Journal of Rheology, Vol.57, No.4, 1247-1264, 2013
Nonlinear signatures in active microbead rheology of entangled polymer solutions
We present experimental data and numerical modeling of a nonlinear phenomenon in active magnetic microbead rheology that appears to be common to entangled polymer solutions (EPS). Dynamic experiments in a modest range of magnetic forces show (1) a short-lived high viscosity plateau, followed by (2) a bead acceleration phase with a sharp drop in apparent viscosity, and (3) a terminal steady state that we show resides on the shear-thinning slope of the steady-state flow curve from cone and plate data. This latter feature implies a new protocol to access the nonlinear steadystate flow curve for biological EPS available only in microliter-scale volumes. We use the momentclosure form of the Rolie-Poly kinetic model for EPS hydrodynamics, together with a decoupling approximation that obviates the need for a full three-dimensional (3D) flow solver, to qualitatively reproduce this dynamic experimental sequence.
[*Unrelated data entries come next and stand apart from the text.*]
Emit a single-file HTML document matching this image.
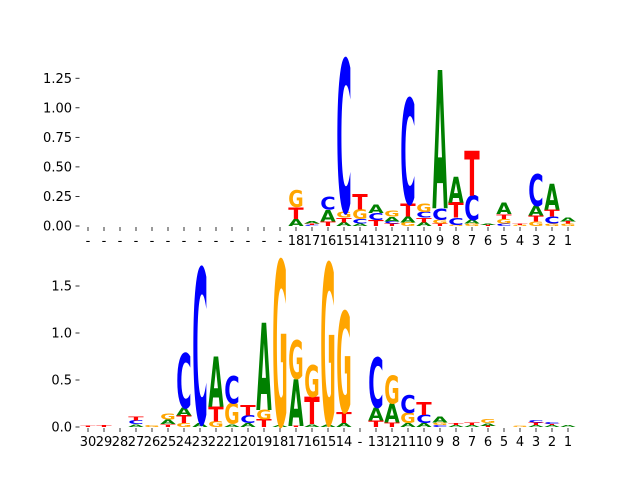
<!DOCTYPE html>
<html><head><meta charset="utf-8"><style>
html,body{margin:0;padding:0;background:#fff;}
svg{display:block;font-family:"DejaVu Sans","Liberation Sans",sans-serif;}
</style></head><body>
<svg id="chart" width="640" height="480" viewBox="0 0 640 480" xmlns="http://www.w3.org/2000/svg"></svg>
<script>
// ---- data ----
const topLabels = ["-","-","-","-","-","-","-","-","-","-","-","-","-","18","17","16","15","14","13","12","11","10","9","8","7","6","5","4","3","2","1"];
const topStacks = [[],[],[],[],[],[],[],[],[],[],[],[],[],
 [["A",0.06],["T",0.10],["G",0.14]],
 [["C",0.01],["T",0.01],["A",0.02]],
 [["T",0.04],["A",0.10],["C",0.11]],
 [["A",0.03],["T",0.04],["G",0.05],["C",1.29]],
 [["A",0.02],["C",0.04],["G",0.08],["T",0.13]],
 [["T",0.05],["C",0.06],["A",0.07]],
 [["T",0.02],["C",0.02],["A",0.04],["G",0.05]],
 [["G",0.03],["A",0.05],["T",0.11],["C",0.89]],
 [["A",0.03],["T",0.04],["C",0.05],["G",0.07]],
 [["T",0.02],["G",0.03],["C",0.10],["A",1.17]],
 [["G",0.01],["C",0.06],["T",0.13],["A",0.22]],
 [["G",0.02],["A",0.03],["C",0.21],["T",0.38]],
 [["T",0.01],["A",0.01]],
 [["C",0.02],["G",0.04],["T",0.04],["A",0.10]],
 [["G",0.01],["T",0.01]],
 [["G",0.04],["T",0.05],["A",0.08],["C",0.27]],
 [["G",0.02],["C",0.06],["T",0.06],["A",0.22]],
 [["G",0.02],["T",0.02],["A",0.03]]];
const topTicks = [0,0.25,0.5,0.75,1.0,1.25];
const topTickLabels = ["0.00","0.25","0.50","0.75","1.00","1.25"];

const botLabels = ["30","29","28","27","26","25","24","23","22","21","20","19","18","17","16","15","14","-","13","12","11","10","9","8","7","6","5","4","3","2","1"];
const botStacks = [
 [["T",0.01]],
 [["T",0.02]],
 [],
 [["A",0.03],["C",0.04],["T",0.04]],
 [["G",0.02]],
 [["T",0.03],["A",0.05],["G",0.06]],
 [["G",0.04],["T",0.08],["A",0.08],["C",0.58]],
 [["A",0.04],["C",1.65]],
 [["G",0.06],["T",0.16],["A",0.53]],
 [["A",0.03],["G",0.22],["C",0.29]],
 [["A",0.04],["C",0.08],["T",0.11]],
 [["T",0.08],["G",0.10],["A",0.93]],
 [["A",0.02],["G",1.75]],
 [["T",0.01],["A",0.50],["G",0.41]],
 [["A",0.03],["T",0.29],["G",0.34]],
 [["A",0.03],["G",1.71]],
 [["A",0.04],["T",0.12],["G",1.07]],
 [],
 [["T",0.07],["A",0.14],["C",0.53]],
 [["T",0.05],["A",0.20],["G",0.30]],
 [["A",0.04],["G",0.11],["C",0.19]],
 [["A",0.04],["C",0.09],["T",0.14]],
 [["C",0.02],["G",0.03],["A",0.06]],
 [["A",0.02],["T",0.02]],
 [["A",0.02],["T",0.03]],
 [["T",0.01],["A",0.03],["G",0.04]],
 [],
 [["G",0.01]],
 [["A",0.02],["T",0.03],["C",0.03]],
 [["A",0.02],["T",0.01],["C",0.02]],
 [["A",0.02]]];
const botTicks = [0,0.5,1.0,1.5];
const botTickLabels = ["0.0","0.5","1.0","1.5"];

const colors = {A:"#008000",C:"#0000ff",G:"#ffa500",T:"#ff0000"};
const NS = "http://www.w3.org/2000/svg";
const svg = document.getElementById('chart');

function mk(tag, attrs, parent){
  const e = document.createElementNS(NS, tag);
  for (const k in attrs) e.setAttribute(k, attrs[k]);
  (parent||svg).appendChild(e);
  return e;
}

function drawPanel(name, labels, stacks, ticks, tickLabels, y0, pxPerUnit){
  const g = mk('g', {});
  
  
  const x0 = 80, step = 496/31;
  const xs = i => x0 + (i + 0.5) * step;
  const ys = v => y0 - v * pxPerUnit;
  // y ticks
  ticks.forEach((t, k) => {
    const y = ys(t);
    const tk = mk('line', {x1:75.5, x2:79.5, y1:y, y2:y, stroke:'#000', 'stroke-width':0.8}, g);
    
    
    const tl = mk('text', {x:72, y:y+4.5, 'font-size':13, 'text-anchor':'end', fill:'#000'}, g);
    
    
    tl.textContent = tickLabels[k];
  });
  // x ticks + labels
  labels.forEach((lab, i) => {
    const x = xs(i);
    const tk = mk('line', {x1:x, x2:x, y1:y0+1, y2:y0+5, stroke:'#000', 'stroke-width':0.8}, g);
    
    
    const tl = mk('text', {x:x, y:y0+19, 'font-size':13, 'text-anchor':'middle', fill:'#000'}, g);
    
    
    tl.textContent = lab;
  });
  // letters
  const capH = 72.9; // DejaVu Sans Bold cap height at font-size 100
  stacks.forEach((stack, i) => {
    let base = 0;
    const x = xs(i) - step/2 + 0.3;
    stack.forEach(([letter, h]) => {
      const yb = ys(base);
      const hp = h * pxPerUnit;
      base += h;
      if (hp <= 0) return;
      const t = mk('text', {
        transform: `translate(${x},${yb}) scale(1,${hp/capH})`,
        'font-size':100, 'font-weight':'bold', fill:colors[letter],
        textLength: step - 0.6, lengthAdjust:'spacingAndGlyphs',
        x:0, y:0
      }, g);
      
      
      t.textContent = letter;
    });
  });
}

drawPanel('top-logo-panel', topLabels, topStacks, topTicks, topTickLabels, 226, 118.2);
drawPanel('bottom-logo-panel', botLabels, botStacks, botTicks, botTickLabels, 427, 94);
</script>
</body></html>
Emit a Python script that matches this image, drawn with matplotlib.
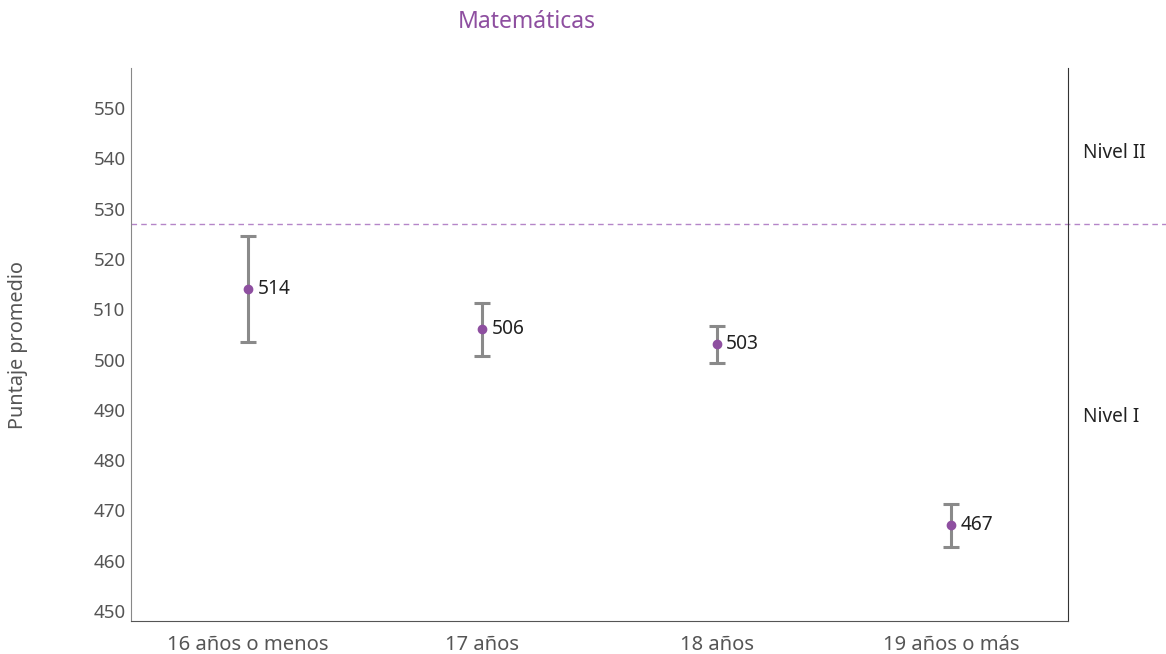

We thereby explain the phenomenon in terms of entangled polymer physics, and show how the nonlinear event (acceleration and termination on the shear-thinning response curve) is tunable by the interplay between molecular-scale mechanisms (relaxation via reptation and chain retraction) and magnetic force controls. The experimental conditions mimic movement of cilia tips, bacteria, and sperm in mucus barriers, implying a physiological relevance of the phenomenon and compelling further quantitative kinetic-flow 3D numerical modeling. (C) 2013 The Society of Rheology.